The 1972 self-titled album allowed Verocai to take his interest in instrumental music even further. "I always wanted to compose soundtracks in great style, as in the cinema, but this wasn't possible with television work," he says. "My opportunity came when I was recording this album. I created a rhythmic cell in the acoustic guitar with the harmonic line. I added bass and the non-conventional drums and the percussion with a very smooth orchestration in blocks (four trumpets and a flute) plus the delicate touch of the strings (12 violins, 4 violas and 4 cellos). At the end of the song, Oberdan Magalhães played and sang with his flute." The resulting track is "Sílvia".
"Presente Grego" is perhaps the funkiest track on the album. "This song was influenced by American soul and funk," says Verocai. "By 1972 many of the musicians of my generation were feeling the same influences. Because of our exposure to all many musical influences, we put a distance between us and the conventional recording styles. "Presente Grego" means "Greek gift." It is an expression that comes from the horse of Troy, a gift from the Greeks that hid the warriors that defeated the Troyans. Likewise, the military dictatorship, under the appearance of a good government, practiced censorship and oppression", he explains.
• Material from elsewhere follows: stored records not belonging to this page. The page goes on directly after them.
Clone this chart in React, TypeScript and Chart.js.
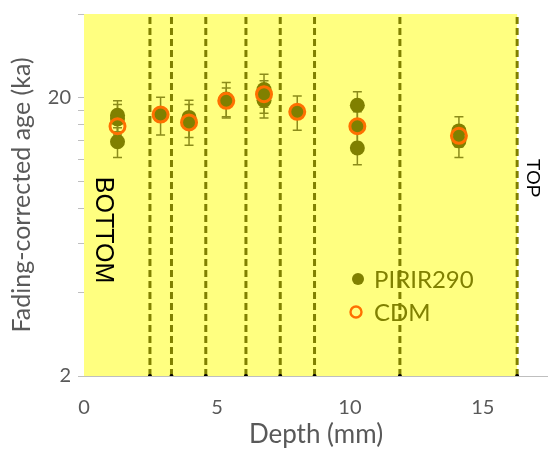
import React, { useEffect, useRef } from "react";
import { Chart, registerables } from "chart.js";

Chart.register(...registerables);

// ---- Data ----
const pirirDepths = [1.26, 1.26, 1.26, 2.88, 3.95, 3.95, 5.35, 5.35, 6.77, 6.77, 6.77, 8.02, 10.28, 10.28, 10.28, 14.1, 14.1];
const pirirAges = [17.3, 16.8, 13.9, 17.4, 17.0, 16.2, 19.8, 19.4, 21.4, 20.3, 19.6, 17.8, 18.8, 15.8, 13.2, 15.2, 14.0];
const pirirErrors = [2.2, 2.1, 1.7, 2.7, 2.6, 2.7, 2.9, 2.3, 2.9, 2.7, 2.7, 2.5, 2.2, 2.0, 1.7, 1.9, 1.8];

const cdmDepths = [1.26, 2.88, 3.95, 5.35, 6.77, 8.02, 10.28, 14.1];
const cdmAges = [15.8, 17.4, 16.3, 19.5, 20.6, 17.8, 15.8, 14.6];

const boundaryDepths = [2.48, 3.29, 4.58, 6.09, 7.38, 8.67, 11.88, 16.29];
const shadedRange = [0, 16.29];

const xTicks = [0, 5, 10, 15];
const yTicks = [2, 4, 6, 8, 10, 12, 14, 16, 18, 20, 40];
const yLabelled = [2, 20];

const X_MIN = 0;
const X_MAX = 17.45;
const Y_MIN = 2;
const Y_MAX = 40;

const OLIVE = "#808000";
const ERR_OLIVE = "#8C8C1A";
const ORANGE = "#FF7000";
const YELLOW = "#FFFF80";
const GRAY_TEXT = "#595959";
const AXIS_GRAY = "#BFBFBF";
const FONT = "Lato";

function zeroPadding(scale: any) {
  scale.paddingLeft = 0;
  scale.paddingRight = 0;
  scale.paddingTop = 0;
  scale.paddingBottom = 0;
}

export default function App() {
  const canvasRef = useRef<HTMLCanvasElement | null>(null);

  useEffect(() => {
    document.body.style.margin = "0";
    const canvas = canvasRef.current;
    if (!canvas) return;

    const backgroundPlugin = {
      id: "bgAndErrors",
      beforeDatasetsDraw(chart: any) {
        const { ctx, chartArea, scales } = chart;
        const xs = scales.x;
        const ys = scales.y;
        ctx.save();
        ctx.fillStyle = YELLOW;
        const x0 = xs.getPixelForValue(shadedRange[0]);
        const x1 = xs.getPixelForValue(shadedRange[1]);
        ctx.fillRect(x0, chartArea.top, x1 - x0, chartArea.bottom - chartArea.top);

        // error bars
        ctx.strokeStyle = ERR_OLIVE;
        ctx.lineWidth = 1.5;
        for (let i = 0; i < pirirDepths.length; i++) {
          const px = xs.getPixelForValue(pirirDepths[i]);
          const yt = ys.getPixelForValue(pirirAges[i] + pirirErrors[i]);
          const yb = ys.getPixelForValue(pirirAges[i] - pirirErrors[i]);
          ctx.beginPath();
          ctx.moveTo(px, yt);
          ctx.lineTo(px, yb);
          ctx.moveTo(px - 4.5, yt);
          ctx.lineTo(px + 4.5, yt);
          ctx.moveTo(px - 4.5, yb);
          ctx.lineTo(px + 4.5, yb);
          ctx.stroke();
        }
        ctx.restore();
      },
      afterDraw(chart: any) {
        const { ctx } = chart;
        ctx.save();
        // Legend
        ctx.fillStyle = OLIVE;
        ctx.beginPath();
        ctx.arc(358, 279, 6, 0, Math.PI * 2);
        ctx.fill();
        ctx.strokeStyle = ORANGE;
        ctx.lineWidth = 2.4;
        ctx.beginPath();
        ctx.arc(356, 312, 5.5, 0, Math.PI * 2);
        ctx.stroke();
        ctx.fillStyle = OLIVE;
        ctx.font = `24px ${FONT}`;
        ctx.textBaseline = "middle";
        ctx.textAlign = "left";
        ctx.fillText("PIRIR290", 374, 280);
        ctx.fillText("CDM", 374, 313);

        // BOTTOM / TOP labels
        ctx.fillStyle = "#000000";
        ctx.textAlign = "center";
        ctx.font = `25px "Liberation Sans", Arial, sans-serif`;
        ctx.save();
        ctx.translate(103, 230);
        ctx.rotate(Math.PI / 2);
        ctx.fillText("BOTTOM", 0, 0);
        ctx.restore();
        ctx.font = `19px "Liberation Sans", Arial, sans-serif`;
        ctx.save();
        ctx.translate(532, 178);
        ctx.rotate(Math.PI / 2);
        ctx.fillText("TOP", 0, 0);
        ctx.restore();
        ctx.restore();
      },
    };

    const boundaryDatasets = boundaryDepths.map((d) => ({
      type: "line" as const,
      label: "boundary",
      data: [
        { x: d, y: Y_MIN },
        { x: d, y: Y_MAX },
      ],
      showLine: true,
      borderColor: OLIVE,
      borderWidth: 3,
      borderDash: [7, 4],
      pointRadius: [2, 0],
      pointBackgroundColor: "#000000",
      pointBorderWidth: 0,
      fill: false,
    }));

    const chart = new Chart(canvas, {
      type: "scatter",
      data: {
        datasets: [
          {
            label: "CDM",
            data: cdmDepths.map((d, i) => ({ x: d, y: cdmAges[i] })),
            pointRadius: 7.5,
            pointBorderWidth: 3,
            pointBorderColor: ORANGE,
            pointBackgroundColor: "rgba(0,0,0,0)",
          },
          {
            label: "PIRIR290",
            data: pirirDepths.map((d, i) => ({ x: d, y: pirirAges[i] })),
            pointRadius: 7.5,
            pointBorderWidth: 0,
            pointBackgroundColor: OLIVE,
          },
          ...boundaryDatasets,
        ] as any,
      },
      options: {
        responsive: false,
        animation: false,
        events: [],
        layout: { autoPadding: false, padding: { top: 14, right: 0, left: 0, bottom: 0 } },
        plugins: {
          legend: { display: false },
          tooltip: { enabled: false },
        },
        scales: {
          x: {
            type: "linear",
            min: X_MIN,
            max: X_MAX,
            afterBuildTicks: (scale: any) => {
              scale.ticks = xTicks.map((v) => ({ value: v }));
            },
            afterFit: (scale: any) => {
              scale.height = 74;
              zeroPadding(scale);
            },
            grid: { display: false },
            border: { display: true, color: AXIS_GRAY, width: 1 },
            ticks: {
              autoSkip: false,
              maxRotation: 0,
              padding: 12,
              color: GRAY_TEXT,
              font: { family: FONT, size: 20 },
            },
            title: {
              display: true,
              text: "Depth (mm)",
              color: GRAY_TEXT,
              font: { family: FONT, size: 26 },
              padding: { top: 0, bottom: 0 },
            },
          },
          y: {
            type: "logarithmic",
            min: Y_MIN,
            max: Y_MAX,
            afterBuildTicks: (scale: any) => {
              scale.ticks = yTicks.map((v) => ({ value: v }));
            },
            afterFit: (scale: any) => {
              scale.width = 84;
              zeroPadding(scale);
            },
            grid: {
              display: true,
              drawOnChartArea: false,
              drawTicks: true,
              tickLength: 6,
              color: AXIS_GRAY,
            },
            border: { display: true, color: AXIS_GRAY, width: 1 },
            ticks: {
              autoSkip: false,
              padding: 7,
              color: GRAY_TEXT,
              font: { family: FONT, size: 20 },
              callback: (v: any) => (yLabelled.includes(Number(v)) ? String(v) : ""),
            },
            title: {
              display: true,
              text: "Fading-corrected age (ka)",
              color: GRAY_TEXT,
              font: { family: FONT, size: 25 },
              padding: { top: 7, bottom: 0 },
            },
          },
        },
      },
      plugins: [backgroundPlugin],
    });

    return () => {
      chart.destroy();
    };
  }, []);

  return (
    <div style={{ width: 548, height: 450 }}>
      <canvas ref={canvasRef} width={548} height={450} style={{ display: "block" }} />
    </div>
  );
}
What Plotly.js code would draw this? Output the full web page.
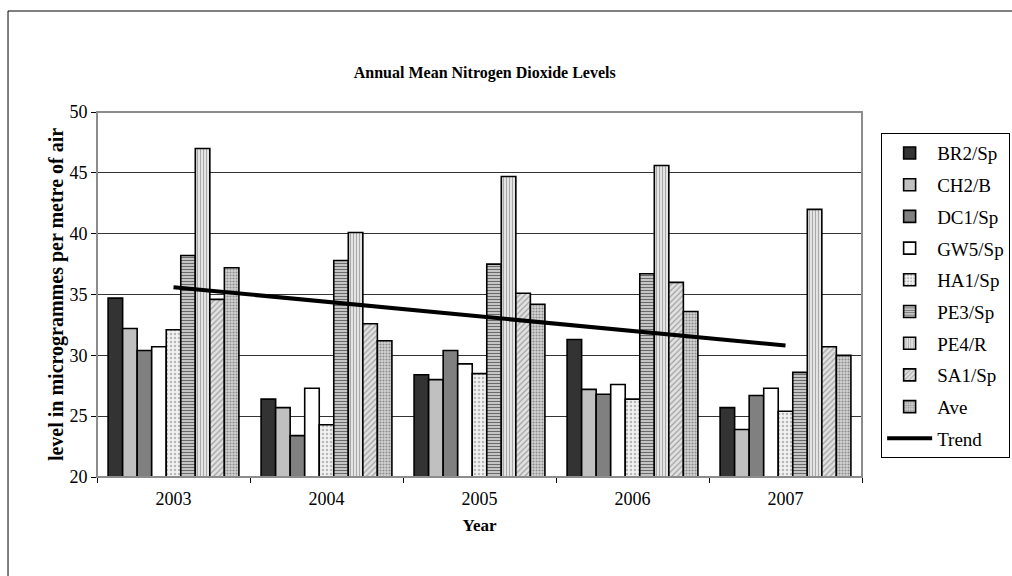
<!DOCTYPE html>
<html>
<head>
<meta charset="utf-8">
<script src="https://cdn.plot.ly/plotly-3.0.1.min.js"></script>
<style>
html,body{margin:0;padding:0;background:#fff;}
#chart{width:1012px;height:576px;}
</style>
</head>
<body>
<div id="chart"></div>
<script>
const years = ["2003", "2004", "2005", "2006", "2007"];
const BR2_Sp = [34.7, 26.4, 28.4, 31.3, 25.7];
const CH2_B  = [32.2, 25.7, 28.0, 27.2, 23.9];
const DC1_Sp = [30.4, 23.4, 30.4, 26.8, 26.7];
const GW5_Sp = [30.7, 27.3, 29.3, 27.6, 27.3];
const HA1_Sp = [32.1, 24.3, 28.5, 26.4, 25.4];
const PE3_Sp = [38.2, 37.8, 37.5, 36.7, 28.6];
const PE4_R  = [47.0, 40.1, 44.7, 45.6, 42.0];
const SA1_Sp = [34.6, 32.6, 35.1, 36.0, 30.7];
const Ave    = [37.2, 31.2, 34.2, 33.6, 30.0];
const Trend  = [35.6, 34.4, 33.2, 32.0, 30.8];
const seriesNames = ["BR2/Sp", "CH2/B", "DC1/Sp", "GW5/Sp", "HA1/Sp", "PE3/Sp", "PE4/R", "SA1/Sp", "Ave"];
const seriesValues = [BR2_Sp, CH2_B, DC1_Sp, GW5_Sp, HA1_Sp, PE3_Sp, PE4_R, SA1_Sp, Ave];

const styles = [
  {color: "#333333"},
  {color: "#c0c0c0"},
  {color: "#808080"},
  {color: "#ffffff"},
  {color: "#eeeeee", pattern: {shape: ".", fgcolor: "#b8b8b8", bgcolor: "#f2f2f2", size: 4, solidity: 0.3}},
  {color: "#a0a0a0", pattern: {shape: "-", fgcolor: "#6a6a6a", bgcolor: "#cfcfcf", size: 3, solidity: 0.4}},
  {color: "#d8d8d8", pattern: {shape: "|", fgcolor: "#a8a8a8", bgcolor: "#e4e4e4", size: 3, solidity: 0.35}},
  {color: "#d0d0d0", pattern: {shape: "/", fgcolor: "#a0a0a0", bgcolor: "#e2e2e2", size: 4, solidity: 0.3}},
  {color: "#c4c4c4", pattern: {shape: ".", fgcolor: "#8c8c8c", bgcolor: "#d4d4d4", size: 3, solidity: 0.4}}
];

const traces = seriesNames.map((name, i) => {
  const m = {color: styles[i].color, line: {color: "#000", width: 1.6}};
  if (styles[i].pattern) m.pattern = styles[i].pattern;
  return {type: "bar", name: name, x: years, y: seriesValues[i], marker: m, legendgroup: "g" + i};
});
traces.push({type: "scatter", mode: "lines", name: "Trend", x: years, y: Trend,
  line: {color: "#000", width: 4}, legendgroup: "g9"});

const font = "'Liberation Serif', 'Times New Roman', serif";
const layout = {
  width: 1012, height: 576,
  margin: {l: 97, r: 150, t: 112, b: 99, pad: 0, autoexpand: false},
  paper_bgcolor: "#fff", plot_bgcolor: "#fff",
  font: {family: font, size: 18, color: "#000"},
  barmode: "group", bargap: 0.145, bargroupgap: 0,
  showlegend: true,
  title: {text: "<b>Annual Mean Nitrogen Dioxide Levels</b>", font: {family: font, size: 16, color: "#000"},
          x: 0.479, xanchor: "center", y: 0.875, yanchor: "middle"},
  xaxis: {type: "category", title: {text: "<b>Year</b>", font: {family: font, size: 17}, standoff: 11},
          showline: true, linecolor: "#000", linewidth: 1, mirror: false,
          ticks: "outside", tickson: "boundaries", ticklen: 5, tickcolor: "#000",
          ticklabelstandoff: 5,
          showgrid: false, tickfont: {family: font, size: 18}, fixedrange: true},
  yaxis: {range: [20, 50], dtick: 5, title: {text: "<b>level in microgrammes per metre of air</b>", font: {family: font, size: 20}, standoff: 0},
          showline: true, linecolor: "#000", linewidth: 1,
          ticks: "outside", ticklen: 5, tickcolor: "#000",
          showgrid: true, gridcolor: "#333", gridwidth: 1, zeroline: false,
          tickfont: {family: font, size: 18}, fixedrange: true},
  legend: {x: 1.025, y: 0.942, xanchor: "left", yanchor: "top",
           bordercolor: "#000", borderwidth: 1, bgcolor: "#fff", itemwidth: 45,
           font: {family: font, size: 19}, tracegroupgap: 4, traceorder: "grouped"},
  shapes: [
    {type: "rect", xref: "paper", yref: "paper", x0: 0, x1: 1, y0: 0, y1: 1,
     line: {color: "#8c8c8c", width: 2}, fillcolor: "rgba(0,0,0,0)", layer: "above"},
    {type: "line", xref: "paper", yref: "paper", x0: -0.1163, x1: -0.1163, y0: 1.2767, y1: -0.30,
     line: {color: "#000", width: 1}},
    {type: "line", xref: "paper", yref: "paper", x0: -0.1163, x1: 1.25, y0: 1.2767, y1: 1.2767,
     line: {color: "#000", width: 1}}
  ]
};
Plotly.newPlot("chart", traces, layout, {displayModeBar: false, staticPlot: true});
</script>
</body>
</html>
In addition to the funky soul elements the album features many solos from artists obviously well schooled in Jazz. Check the soloing in "Pelas Sombras" or "Karina", where saxes blow hard and true against the backdrop of Brazilian rhythms. "My musical preferences go from J.S. Bach and Villa-Lobos, to jazz musicians like Tom Jobim, Milton Nascimento, Miles Davis, Herbie Hancock, Oscar Peterson, Wes Montgomery and Bill Evans," explains Verocai. "I remember Edson Maciel, was invited to a studio session at 9 AM and was to perform a solo on "Karina." He asked us to wait for a while because he wanted to be inspired by some "cachaça" (a Brazilian liquor made from distilled sugar cane juice). While rehearsing, he asked for a little more "cachaça" to bring on some more inspiration. This happened twice until he found his inspiration and performed a tremendous solo!" remembers Verocai.
In the years after the album release Arthur Verocai became a music advertising executive, creating and producing albums for customers like Brahma, Fanta, Petrobra's, South America, Souza Cruz and was even honored with the Colunistas Prize in Advertising. Since 1983 he is the main proprietor of Studio "V" - House of the Sound and in 2002 he released a solo album "Arthur Verocai - "Saudade Demais" featuring a collection of his work as composer, including some unreleased songs.
Arthur Verocai's musical peer Ivan Lins has this to say about his great friend, "Arthur is a very dedicated musician. He has always been. Not only dedicated but very talented also. He made this record years ago just for the fun of it without much publicity. And now will strike back. That's great!"